■ **Extracted data**:
=-=-=
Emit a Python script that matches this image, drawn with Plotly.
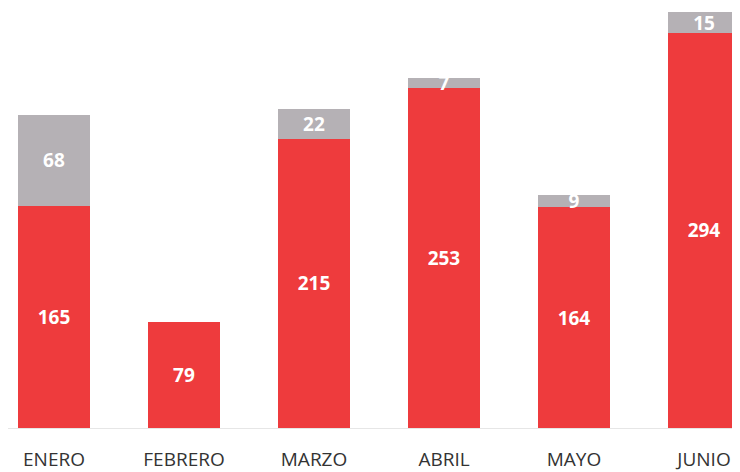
import plotly.graph_objects as go

months = ["ENERO", "FEBRERO", "MARZO", "ABRIL", "MAYO", "JUNIO"]
red_values = [165, 79, 215, 253, 164, 294]
gray_values = [68, None, 22, 7, 9, 15]

fig = go.Figure()
fig.add_trace(go.Bar(
    x=months, y=red_values, marker=dict(color="#ee3b3d", line=dict(width=0)),
    text=red_values, textposition="inside", insidetextanchor="middle", textangle=0,
    textfont=dict(color="white", size=19, family="Open Sans", weight="bold"),
    showlegend=False, cliponaxis=False,
))
fig.add_trace(go.Bar(
    x=months, y=gray_values, marker=dict(color="#b5b1b5", line=dict(width=0)),
    text=gray_values, textposition="inside", insidetextanchor="middle", textangle=0,
    textfont=dict(color="white", size=19, family="Open Sans", weight="bold"),
    showlegend=False, cliponaxis=False,
))
fig.update_layout(
    barmode="stack", bargap=0.446,
    width=732, height=464,
    margin=dict(l=0, r=0, t=0, b=44, autoexpand=False),
    paper_bgcolor="white", plot_bgcolor="white",
    uniformtext=dict(minsize=19, mode="show"),
    xaxis=dict(range=[-0.354, 5.277], showgrid=False, showline=True, linecolor="#e6e6e6",
               linewidth=1, ticks="", ticklabelstandoff=14, automargin=False,
               tickfont=dict(size=19, color="#333333", family="Open Sans")),
    yaxis=dict(range=[0, 312.3], showgrid=False, showticklabels=False, zeroline=False,
               ticks="", automargin=False),
)
fig.write_html("out.html")
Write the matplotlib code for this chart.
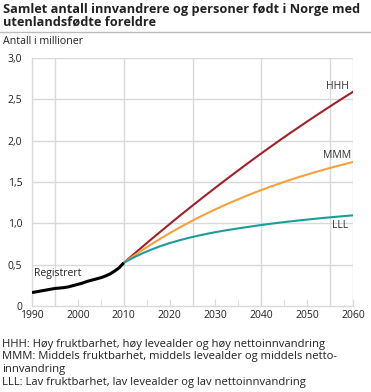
import matplotlib
matplotlib.use("Agg")
import matplotlib.pyplot as plt
from matplotlib.lines import Line2D

plt.rcParams['font.family'] = ['Open Sans', 'DejaVu Sans']

# Data
reg_years = [1990, 1991, 1992, 1993, 1994, 1995, 1996, 1997, 1998, 1999, 2000,
             2001, 2002, 2003, 2004, 2005, 2006, 2007, 2008, 2009, 2010]
reg_values = [0.16, 0.17, 0.18, 0.19, 0.20, 0.21, 0.215, 0.22, 0.23, 0.245, 0.26,
              0.275, 0.295, 0.31, 0.325, 0.34, 0.36, 0.385, 0.42, 0.46, 0.52]
proj_years = [2010, 2012, 2014, 2016, 2018, 2020, 2022, 2024, 2026, 2028, 2030,
              2032, 2034, 2036, 2038, 2040, 2042, 2044, 2046, 2048, 2050,
              2052, 2054, 2056, 2058, 2060]
hhh = [0.520, 0.616, 0.711, 0.805, 0.897, 0.989, 1.080, 1.169, 1.257, 1.344, 1.430,
       1.515, 1.599, 1.682, 1.764, 1.845, 1.924, 2.003, 2.080, 2.156, 2.231,
       2.305, 2.378, 2.450, 2.521, 2.590]
mmm = [0.520, 0.598, 0.673, 0.744, 0.813, 0.879, 0.942, 1.002, 1.060, 1.115, 1.168,
       1.219, 1.267, 1.314, 1.359, 1.401, 1.442, 1.481, 1.519, 1.555, 1.589,
       1.622, 1.654, 1.684, 1.713, 1.741]
lll = [0.520, 0.580, 0.633, 0.680, 0.722, 0.759, 0.791, 0.820, 0.846, 0.870, 0.892,
       0.911, 0.929, 0.946, 0.962, 0.978, 0.993, 1.007, 1.020, 1.032, 1.044,
       1.055, 1.066, 1.076, 1.086, 1.095]
x_ticklabels = ['1990', '2000', '2010', '2020', '2030', '2040', '2050', '2060']
y_ticklabels = ['0', '0,5', '1,0', '1,5', '2,0', '2,5', '3,0']

title = "Samlet antall innvandrere og personer født i Norge med\nutenlandsfødte foreldre"
subtitle = "Antall i millioner"
footnote_lines = ["HHH: Høy fruktbarhet, høy levealder og høy nettoinnvandring",
                  "MMM: Middels fruktbarhet, middels levealder og middels netto-",
                  "innvandring",
                  "LLL: Lav fruktbarhet, lav levealder og lav nettoinnvandring"]

W, H = 371, 392
fig = plt.figure(figsize=(W / 100, H / 100), dpi=100)
ax = fig.add_axes([32 / W, 1 - 305.8 / H, (353 - 32) / W, (305.8 - 58) / H])

grid_c = '#d9d9d9'
ax.set_xlim(1990, 2060)
ax.set_ylim(0, 3.0)
for yv in [0.5, 1.0, 1.5, 2.0, 2.5, 3.0]:
    ax.axhline(yv, color=grid_c, lw=1.0, zorder=0)
for xv in [1995, 2010, 2025, 2040, 2055, 2060]:
    ax.axvline(xv, color=grid_c, lw=1.0, zorder=0)
for s in ['top', 'right']:
    ax.spines[s].set_visible(False)
for s in ['left', 'bottom']:
    ax.spines[s].set_color(grid_c)
    ax.spines[s].set_linewidth(1.0)

ax.plot(proj_years, hhh, color='#a0212b', lw=1.5, zorder=3)
ax.plot(proj_years, mmm, color='#f7a03c', lw=1.5, zorder=3)
ax.plot(proj_years, lll, color='#1a9e9a', lw=1.5, zorder=3)
ax.plot(reg_years, reg_values, color='black', lw=2.2, zorder=4, solid_capstyle='butt')

ax.set_xticks(range(1990, 2061, 10))
ax.set_xticklabels(x_ticklabels)
ax.set_xticks(range(1995, 2061, 10), minor=True)
ax.set_yticks([0, 0.5, 1.0, 1.5, 2.0, 2.5, 3.0])
ax.set_yticklabels(y_ticklabels)
ax.tick_params(axis='x', which='both', direction='in', length=5, color=grid_c,
               labelsize=7.5, pad=3, labelcolor='#222222')
ax.tick_params(axis='y', length=0, labelsize=7.5, pad=7, labelcolor='#222222')

ax.text(2059.2, 2.66, 'HHH', ha='right', va='center', fontsize=7.5, color='#333333')
ax.text(2059.6, 1.82, 'MMM', ha='right', va='center', fontsize=7.5, color='#333333')
ax.text(2059.0, 0.97, 'LLL', ha='right', va='center', fontsize=7.5, color='#333333')
ax.text(1990.5, 0.39, 'Registrert', ha='left', va='center', fontsize=7.5, color='#222222')

fig.text(3 / W, 1 - 3 / H, title, ha='left', va='top', fontsize=9.2,
         fontweight='bold', color='#222222', linespacing=0.95)
fig.add_artist(Line2D([0, 1], [1 - 32 / H, 1 - 32 / H], color='#bbbbbb', lw=1.0,
                      transform=fig.transFigure))
fig.text(3 / W, 1 - 41.7 / H, subtitle, ha='left', va='center', fontsize=7.7,
         color='#222222')
for i, line in enumerate(footnote_lines):
    fig.text(2 / W, 1 - (347.0 + i * 12.5) / H, line, ha='left', va='baseline',
             fontsize=8.1, color='#222222')

fig.savefig('out.png', dpi=100)
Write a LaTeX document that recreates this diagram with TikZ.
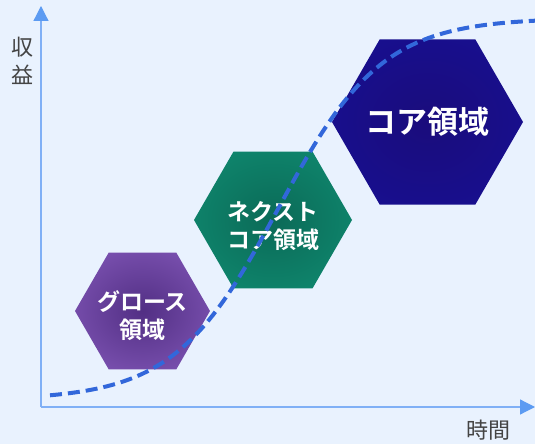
\documentclass[tikz,border=0pt]{standalone}
\usepackage{fontspec}
\newfontfamily\jpfont{Noto Sans CJK JP}[BoldFont={Noto Sans CJK JP Bold}]
\usetikzlibrary{shapes.geometric,arrows.meta}

\definecolor{bgblue}{HTML}{E9F2FE}
\definecolor{axisblue}{HTML}{80B0F6}
\definecolor{tipblue}{HTML}{5C9BF2}
\definecolor{curveblue}{HTML}{3267DA}
\definecolor{labelgray}{HTML}{444444}
\definecolor{growthin}{HTML}{522F84}
\definecolor{growthout}{HTML}{9668CE}
\definecolor{nextin}{HTML}{0B6A57}
\definecolor{nextout}{HTML}{11997C}
\definecolor{corein}{HTML}{1A0C7C}
\definecolor{coreout}{HTML}{16119C}

\colorlet{hexin}{black}
\colorlet{hexout}{white}
\pgfdeclareradialshading[hexin,hexout]{hexglow}{\pgfpoint{0bp}{0bp}}{color(0bp)=(hexin); color(50bp)=(hexout)}

\tikzset{
    axis/.style={draw=axisblue, line width=1.2pt, -{Triangle[length=15pt, width=15pt, color=tipblue]}},
    axislabel/.style={text=labelgray, align=center, font=\jpfont\fontsize{22}{28}\selectfont},
    hexzone/.style={regular polygon, regular polygon sides=6, inner sep=0pt, minimum size=#1},
    glow/.code 2 args={\colorlet{hexin}{#1}\colorlet{hexout}{#2}\tikzset{shade, shading=hexglow}},
    smalltext/.style={text=white, align=center, font=\jpfont\bfseries\fontsize{23}{28}\selectfont},
    bigtext/.style={text=white, font=\jpfont\bfseries\fontsize{31}{36}\selectfont},
    scurve/.style={draw=curveblue, line width=4pt, dash pattern=on 12pt off 6pt},
}

\begin{document}
\begin{tikzpicture}[x=1pt, y=1pt]
    \useasboundingbox (0,0) rectangle (535,444);
    \fill[bgblue] (0,0) rectangle (535,444);

    % axes
    \coordinate (origin) at (41,37);
    \coordinate (ytop) at (41,438);
    \coordinate (xend) at (535,37);
    \draw[axis] (origin) -- (ytop);
    \draw[axis] (origin) -- (xend);
    \node[axislabel] (yname) at (22,383) {収\\益};
    \node[axislabel] (xname) at (488,14) {時間};

    % zones
    \node[hexzone=135pt, glow={growthin}{growthout}] (growth) at (142.5,133) {};
    \node[hexzone=158pt, glow={nextin}{nextout}] (nextcore) at (273,224) {};
    \node[hexzone=191pt, glow={corein}{coreout}] (core) at (427.5,322) {};
    \node[smalltext, yshift=-5pt] (growthname) at (growth) {グロース\\領域};
    \node[smalltext, yshift=-6pt] (nextcorename) at (nextcore) {ネクスト\\コア領域};
    \node[bigtext] (corename) at (core) {コア領域};

    % s-curve
    \draw[scurve] plot[domain=50:535, samples=120] (\x, {44 + 382/(1 + exp(-(\x - 278)/52))});
\end{tikzpicture}
\end{document}
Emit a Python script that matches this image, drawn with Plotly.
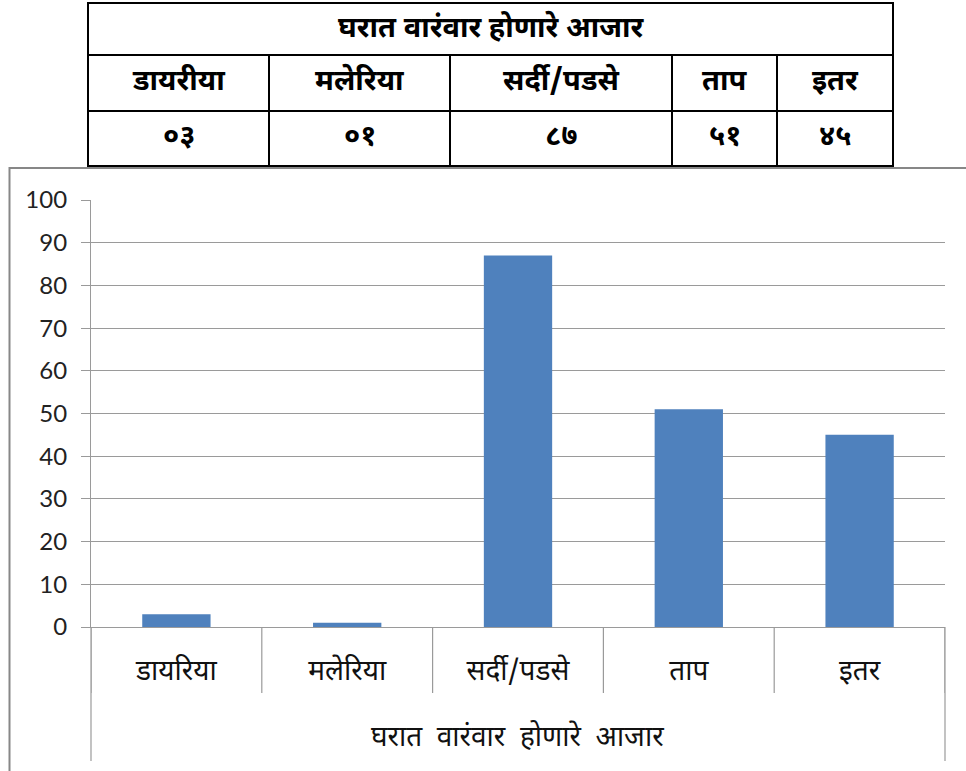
import plotly.graph_objects as go

# Survey results: frequently occurring illnesses at home
title_text = "घरात वारंवार होणारे आजार"
table_headers = ["डायरीया", "मलेरिया", "सर्दी/पडसे", "ताप", "इतर"]
categories = ["डायरिया", "मलेरिया", "सर्दी/पडसे", "ताप", "इतर"]
counts = [3, 1, 87, 51, 45]
y_ticks = [0, 10, 20, 30, 40, 50, 60, 70, 80, 90, 100]

W, H = 966, 771
# plot area in pixels
PL, PR, PT, PB = 91, 945, 200, 627
PW, PH = PR - PL, PB - PT

DEV_FONT = "Noto Sans Devanagari, Lohit Devanagari, Mangal, Noto Sans, sans-serif"
NUM_FONT = "Lato, Liberation Sans, sans-serif"
GRID = "#9a9a9a"


def px_x(x):
    return (x - PL) / PW


def px_y(y):
    return (PB - y) / PH


def to_devanagari(n):
    digits = "०१२३४५६७८९"
    return "".join(digits[int(c)] for c in f"{n:02d}")


fig = go.Figure(
    go.Bar(
        x=categories,
        y=counts,
        width=0.4,
        marker=dict(color="#4F81BD", line=dict(width=0)),
        hoverinfo="x+y",
    )
)

shapes = []
annotations = []

# category dividers below the axis
for i in range(len(categories) + 1):
    shapes.append(dict(type="line", xref="x", yref="paper",
                       x0=i - 0.5, x1=i - 0.5, y0=0, y1=px_y(693),
                       line=dict(color=GRID, width=1.2)))
# axis extensions bounding the axis title
for xp in (PL, PR):
    shapes.append(dict(type="line", xref="paper", yref="paper",
                       x0=px_x(xp), x1=px_x(xp), y0=0, y1=px_y(761),
                       line=dict(color=GRID, width=1.2)))

annotations.append(dict(text=title_text.replace(" ", "&nbsp; "), xref="paper", yref="paper",
                        x=px_x(517), y=px_y(738), showarrow=False,
                        font=dict(family=DEV_FONT, size=28, color="#111"),
                        xanchor="center", yanchor="middle"))

# chart frame
shapes.append(dict(type="rect", xref="paper", yref="paper",
                   x0=px_x(9.5), x1=px_x(975), y0=px_y(168), y1=px_y(790),
                   line=dict(color="#878787", width=2), layer="below"))

# summary table above the chart
col_edges = [88, 269, 450, 672, 777, 893]
row_edges = [3, 55, 111, 166]
TL = dict(color="black", width=2)
shapes.append(dict(type="rect", xref="paper", yref="paper",
                   x0=px_x(col_edges[0]), x1=px_x(col_edges[-1]),
                   y0=px_y(row_edges[0]), y1=px_y(row_edges[-1]), line=TL))
for ry in row_edges[1:-1]:
    shapes.append(dict(type="line", xref="paper", yref="paper",
                       x0=px_x(col_edges[0]), x1=px_x(col_edges[-1]),
                       y0=px_y(ry), y1=px_y(ry), line=TL))
for cx in col_edges[1:-1]:
    shapes.append(dict(type="line", xref="paper", yref="paper",
                       x0=px_x(cx), x1=px_x(cx),
                       y0=px_y(row_edges[1]), y1=px_y(row_edges[-1]), line=TL))

cell_font = dict(family=DEV_FONT, size=29, color="black")
annotations.append(dict(text=f"<b>{title_text}</b>", xref="paper", yref="paper",
                        x=px_x((col_edges[0] + col_edges[-1]) / 2),
                        y=px_y((row_edges[0] + row_edges[1]) / 2),
                        showarrow=False, font=cell_font,
                        xanchor="center", yanchor="middle"))
for i, (hdr, val) in enumerate(zip(table_headers, counts)):
    cx = (col_edges[i] + col_edges[i + 1]) / 2
    annotations.append(dict(text=f"<b>{hdr}</b>", xref="paper", yref="paper",
                            x=px_x(cx), y=px_y((row_edges[1] + row_edges[2]) / 2),
                            showarrow=False, font=cell_font,
                            xanchor="center", yanchor="middle"))
    annotations.append(dict(text=f"<b>{to_devanagari(val)}</b>", xref="paper", yref="paper",
                            x=px_x(cx), y=px_y((row_edges[2] + row_edges[3]) / 2),
                            showarrow=False, font=cell_font,
                            xanchor="center", yanchor="middle"))

fig.update_layout(
    width=W, height=H,
    margin=dict(l=PL, r=W - PR, t=PT, b=H - PB, pad=0),
    paper_bgcolor="white", plot_bgcolor="white",
    showlegend=False,
    bargap=0.6,
    shapes=shapes,
    annotations=annotations,
    xaxis=dict(
        type="category", range=[-0.5, len(categories) - 0.5],
        showgrid=False, zeroline=False,
        showline=True, linecolor=GRID, linewidth=1.2,
        ticks="", ticklabelstandoff=18,
        tickfont=dict(family=DEV_FONT, size=28, color="#111"),
    ),
    yaxis=dict(
        range=[0, 100], tickvals=y_ticks,
        showgrid=True, gridcolor=GRID, gridwidth=1.2,
        zeroline=False,
        showline=True, linecolor=GRID, linewidth=1.2,
        ticks="outside", ticklen=9, tickcolor=GRID, tickwidth=1.2,
        ticklabelstandoff=9,
        tickfont=dict(family=NUM_FONT, size=24, color="#222"),
    ),
)

fig.write_html("out.html")
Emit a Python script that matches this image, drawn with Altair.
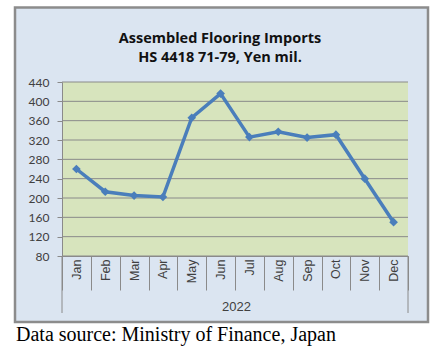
=-=-=
■ **Problem requirements**:
Identify each line containing the string "code" and copy it out.

■ **Final result**:
Write the matplotlib code for this chart.
    glow/.code 2 args={\colorlet{hexin}{#1}\colorlet{hexout}{#2}\tikzset{shade, shading=hexglow}},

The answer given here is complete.